PROBLEM TO SOLVE — No images are to be carried over; print all other material exactly as it stands.

INFORMATION PROVIDED —
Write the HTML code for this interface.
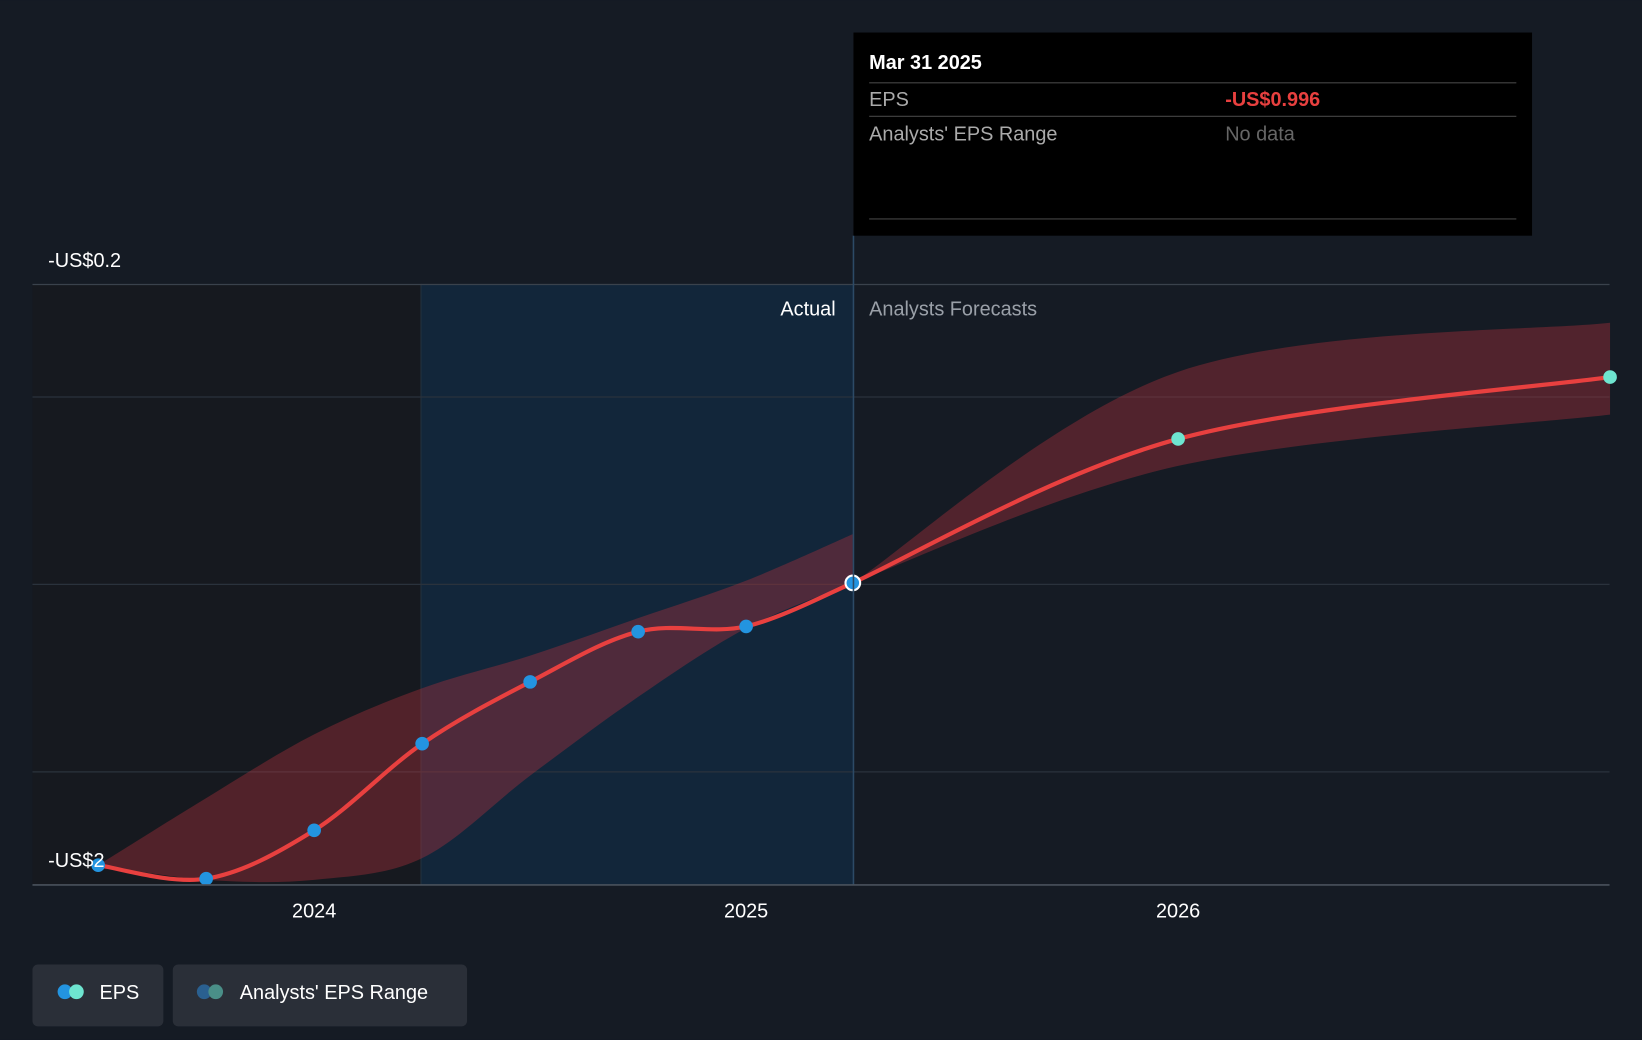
<!DOCTYPE html>
<html><head><meta charset="utf-8">
<style>
html,body{margin:0;padding:0;background:#151b24;overflow:hidden}
svg{display:block;font-family:"Liberation Sans",Roboto,sans-serif}
</style></head>
<body>
<svg id="chart" width="1642" height="1040" viewBox="0 0 1568 993" xmlns="http://www.w3.org/2000/svg">
<rect x="0" y="0" width="1568" height="993" fill="#151b24"/>
<rect x="31" y="271" width="371" height="574" fill="#16191f"/>
<rect x="402" y="271" width="413" height="574" fill="#12263a"/>
<line x1="402" y1="271" x2="402" y2="845" stroke="#24323f" stroke-width="1"/>
<g id="grid"></g>
<g id="bands"></g>
<g id="lines"></g>
<g id="points"></g>
<line x1="815" y1="225" x2="815" y2="845" stroke="#2c4a66" stroke-width="1.5"/>
<line x1="31" y1="845" x2="1537" y2="845" stroke="#4a525c" stroke-width="1.5"/>
<text x="46" y="255" fill="#fff" font-size="19">-US$0.2</text>
<text x="46" y="828" fill="#fff" font-size="19">-US$2</text>
<text x="798" y="301" fill="#fff" font-size="19" text-anchor="end">Actual</text>
<text x="830" y="301" fill="#9aa0a8" font-size="19">Analysts Forecasts</text>
<g id="xticks"></g>
<g>
<rect x="815" y="31" width="648" height="194" fill="#000"/>
<text x="830" y="66" fill="#fff" font-size="19" font-weight="bold">Mar 31 2025</text>
<line x1="830" y1="79" x2="1448" y2="79" stroke="#444" stroke-width="1"/>
<text x="830" y="101" fill="#aaa" font-size="19">EPS</text>
<text x="1170" y="101" fill="#e8403f" font-size="19" font-weight="bold">-US$0.996</text>
<line x1="830" y1="111" x2="1448" y2="111" stroke="#444" stroke-width="1"/>
<text x="830" y="134" fill="#aaa" font-size="19">Analysts' EPS Range</text>
<text x="1170" y="134" fill="#666" font-size="19">No data</text>
<line x1="830" y1="209" x2="1448" y2="209" stroke="#444" stroke-width="1"/>
</g>
<g>
<rect x="31" y="921" width="125" height="59" rx="5" fill="#2a2f38"/>
<circle cx="62" cy="947" r="7" fill="#2394e0"/><circle cx="73" cy="947" r="7" fill="#6ee5d0"/>
<text x="95" y="954" fill="#fff" font-size="19">EPS</text>
</g>
<g>
<rect x="165" y="921" width="281" height="59" rx="5" fill="#2a2f38"/>
<circle cx="195" cy="947" r="7" fill="#2a6090"/><circle cx="206" cy="947" r="7" fill="#4a8f88"/>
<text x="229" y="954" fill="#fff" font-size="19">Analysts' EPS Range</text>
</g>
</svg>
<script>
const actualDates=[2023.5,2023.75,2024.0,2024.25,2024.5,2024.75,2025.0,2025.247];
const actualEps=[-1.749,-1.785,-1.656,-1.425,-1.26,-1.126,-1.112,-0.996];
const actualBandDates=[2023.5,2023.75,2024.0,2024.25,2024.5,2024.75,2025.0,2025.247];
const actualBandHigh=[-1.749,-1.57,-1.40,-1.277,-1.19,-1.09,-0.99,-0.866];
const actualBandLow=[-1.749,-1.788,-1.788,-1.73,-1.51,-1.30,-1.117,-0.996];
const forecastDates=[2025.247,2026.0,2027.0];
const forecastEps=[-0.996,-0.612,-0.447];
const forecastHigh=[-0.996,-0.433,-0.302];
const forecastLow=[-0.996,-0.684,-0.547];
const gridValues=[-0.2,-0.5,-1,-1.5];
const xTickYears=[2024,2025,2026];
const NS="http://www.w3.org/2000/svg";
function xs(t){return 300+(t-2024)*412.5;}
function ys(v){return 558+(-1-v)*358;}
function mk(tag,attrs,parent){const e=document.createElementNS(NS,tag);for(const k in attrs)e.setAttribute(k,attrs[k]);document.getElementById(parent).appendChild(e);return e;}
function spline(pts,move){let d=move?`M${pts[0][0]},${pts[0][1]}`:`L${pts[0][0]},${pts[0][1]}`;
for(let i=0;i<pts.length-1;i++){const p0=pts[Math.max(0,i-1)],p1=pts[i],p2=pts[i+1],p3=pts[Math.min(pts.length-1,i+2)];
const c1=[p1[0]+(p2[0]-p0[0])/6,p1[1]+(p2[1]-p0[1])/6],c2=[p2[0]-(p3[0]-p1[0])/6,p2[1]-(p3[1]-p1[1])/6];
d+=`C${c1[0]},${c1[1]} ${c2[0]},${c2[1]} ${p2[0]},${p2[1]}`;}return d;}
function pts(d,v){return d.map((t,i)=>[xs(t),ys(v[i])]);}
gridValues.forEach(v=>{const l=mk('line',{x1:31,x2:1537,y1:ys(v),y2:ys(v),stroke:v===-0.2?'#3a424c':'#2a323c','stroke-width':1.2},'grid');

});
xTickYears.forEach(y=>{const t=mk('text',{x:xs(y),y:876,fill:'#fff','font-size':19,'text-anchor':'middle'},'xticks');t.textContent=String(y);

});
function band(d,hi,lo,fill,name){const up=pts(d,hi),dn=pts(d,lo).reverse();
const p=mk('path',{d:spline(up,true)+spline(dn,false)+'Z',fill:fill},'bands');

}
band(actualBandDates,actualBandHigh,actualBandLow,'rgba(180,50,60,0.38)','actual-eps-range');
band(forecastDates,forecastHigh,forecastLow,'rgba(180,50,60,0.38)','forecast-eps-range');
const l1=mk('path',{d:spline(pts(actualDates,actualEps),true),fill:'none',stroke:'#e8403f','stroke-width':4},'lines');


const l2=mk('path',{d:spline(pts(forecastDates,forecastEps),true),fill:'none',stroke:'#e8403f','stroke-width':4},'lines');


actualDates.forEach((t,i)=>{const last=i===actualDates.length-1;
const c=mk('circle',{cx:xs(t),cy:ys(actualEps[i]),r:last?7:6.5,fill:'#2394e0',stroke:last?'#fff':'none','stroke-width':2},'points');

});
forecastDates.slice(1).forEach((t,i)=>{const c=mk('circle',{cx:xs(t),cy:ys(forecastEps[i+1]),r:6.5,fill:'#6ee5d0'},'points');

});
</script>
</body></html>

RESPONSE TO THE TASK —
Write the HTML code for this interface.
<!DOCTYPE html>
<html><head><meta charset="utf-8">
<style>
html,body{margin:0;padding:0;background:#151b24;overflow:hidden}
svg{display:block;font-family:"Liberation Sans",Roboto,sans-serif}
</style></head>
<body>
<svg id="chart" width="1642" height="1040" viewBox="0 0 1568 993" xmlns="http://www.w3.org/2000/svg">
<rect x="0" y="0" width="1568" height="993" fill="#151b24"/>
<rect x="31" y="271" width="371" height="574" fill="#16191f"/>
<rect x="402" y="271" width="413" height="574" fill="#12263a"/>
<line x1="402" y1="271" x2="402" y2="845" stroke="#24323f" stroke-width="1"/>
<g id="grid"></g>
<g id="bands"></g>
<g id="lines"></g>
<g id="points"></g>
<line x1="815" y1="225" x2="815" y2="845" stroke="#2c4a66" stroke-width="1.5"/>
<line x1="31" y1="845" x2="1537" y2="845" stroke="#4a525c" stroke-width="1.5"/>
<text x="46" y="255" fill="#fff" font-size="19">-US$0.2</text>
<text x="46" y="828" fill="#fff" font-size="19">-US$2</text>
<text x="798" y="301" fill="#fff" font-size="19" text-anchor="end">Actual</text>
<text x="830" y="301" fill="#9aa0a8" font-size="19">Analysts Forecasts</text>
<g id="xticks"></g>
<g>
<rect x="815" y="31" width="648" height="194" fill="#000"/>
<text x="830" y="66" fill="#fff" font-size="19" font-weight="bold">Mar 31 2025</text>
<line x1="830" y1="79" x2="1448" y2="79" stroke="#444" stroke-width="1"/>
<text x="830" y="101" fill="#aaa" font-size="19">EPS</text>
<text x="1170" y="101" fill="#e8403f" font-size="19" font-weight="bold">-US$0.996</text>
<line x1="830" y1="111" x2="1448" y2="111" stroke="#444" stroke-width="1"/>
<text x="830" y="134" fill="#aaa" font-size="19">Analysts' EPS Range</text>
<text x="1170" y="134" fill="#666" font-size="19">No data</text>
<line x1="830" y1="209" x2="1448" y2="209" stroke="#444" stroke-width="1"/>
</g>
<g>
<rect x="31" y="921" width="125" height="59" rx="5" fill="#2a2f38"/>
<circle cx="62" cy="947" r="7" fill="#2394e0"/><circle cx="73" cy="947" r="7" fill="#6ee5d0"/>
<text x="95" y="954" fill="#fff" font-size="19">EPS</text>
</g>
<g>
<rect x="165" y="921" width="281" height="59" rx="5" fill="#2a2f38"/>
<circle cx="195" cy="947" r="7" fill="#2a6090"/><circle cx="206" cy="947" r="7" fill="#4a8f88"/>
<text x="229" y="954" fill="#fff" font-size="19">Analysts' EPS Range</text>
</g>
</svg>
<script>
const actualDates=[2023.5,2023.75,2024.0,2024.25,2024.5,2024.75,2025.0,2025.247];
const actualEps=[-1.749,-1.785,-1.656,-1.425,-1.26,-1.126,-1.112,-0.996];
const actualBandDates=[2023.5,2023.75,2024.0,2024.25,2024.5,2024.75,2025.0,2025.247];
const actualBandHigh=[-1.749,-1.57,-1.40,-1.277,-1.19,-1.09,-0.99,-0.866];
const actualBandLow=[-1.749,-1.788,-1.788,-1.73,-1.51,-1.30,-1.117,-0.996];
const forecastDates=[2025.247,2026.0,2027.0];
const forecastEps=[-0.996,-0.612,-0.447];
const forecastHigh=[-0.996,-0.433,-0.302];
const forecastLow=[-0.996,-0.684,-0.547];
const gridValues=[-0.2,-0.5,-1,-1.5];
const xTickYears=[2024,2025,2026];
const NS="http://www.w3.org/2000/svg";
function xs(t){return 300+(t-2024)*412.5;}
function ys(v){return 558+(-1-v)*358;}
function mk(tag,attrs,parent){const e=document.createElementNS(NS,tag);for(const k in attrs)e.setAttribute(k,attrs[k]);document.getElementById(parent).appendChild(e);return e;}
function spline(pts,move){let d=move?`M${pts[0][0]},${pts[0][1]}`:`L${pts[0][0]},${pts[0][1]}`;
for(let i=0;i<pts.length-1;i++){const p0=pts[Math.max(0,i-1)],p1=pts[i],p2=pts[i+1],p3=pts[Math.min(pts.length-1,i+2)];
const c1=[p1[0]+(p2[0]-p0[0])/6,p1[1]+(p2[1]-p0[1])/6],c2=[p2[0]-(p3[0]-p1[0])/6,p2[1]-(p3[1]-p1[1])/6];
d+=`C${c1[0]},${c1[1]} ${c2[0]},${c2[1]} ${p2[0]},${p2[1]}`;}return d;}
function pts(d,v){return d.map((t,i)=>[xs(t),ys(v[i])]);}
gridValues.forEach(v=>{const l=mk('line',{x1:31,x2:1537,y1:ys(v),y2:ys(v),stroke:v===-0.2?'#3a424c':'#2a323c','stroke-width':1.2},'grid');

});
xTickYears.forEach(y=>{const t=mk('text',{x:xs(y),y:876,fill:'#fff','font-size':19,'text-anchor':'middle'},'xticks');t.textContent=String(y);

});
function band(d,hi,lo,fill,name){const up=pts(d,hi),dn=pts(d,lo).reverse();
const p=mk('path',{d:spline(up,true)+spline(dn,false)+'Z',fill:fill},'bands');

}
band(actualBandDates,actualBandHigh,actualBandLow,'rgba(180,50,60,0.38)','actual-eps-range');
band(forecastDates,forecastHigh,forecastLow,'rgba(180,50,60,0.38)','forecast-eps-range');
const l1=mk('path',{d:spline(pts(actualDates,actualEps),true),fill:'none',stroke:'#e8403f','stroke-width':4},'lines');


const l2=mk('path',{d:spline(pts(forecastDates,forecastEps),true),fill:'none',stroke:'#e8403f','stroke-width':4},'lines');


actualDates.forEach((t,i)=>{const last=i===actualDates.length-1;
const c=mk('circle',{cx:xs(t),cy:ys(actualEps[i]),r:last?7:6.5,fill:'#2394e0',stroke:last?'#fff':'none','stroke-width':2},'points');

});
forecastDates.slice(1).forEach((t,i)=>{const c=mk('circle',{cx:xs(t),cy:ys(forecastEps[i+1]),r:6.5,fill:'#6ee5d0'},'points');

});
</script>
</body></html>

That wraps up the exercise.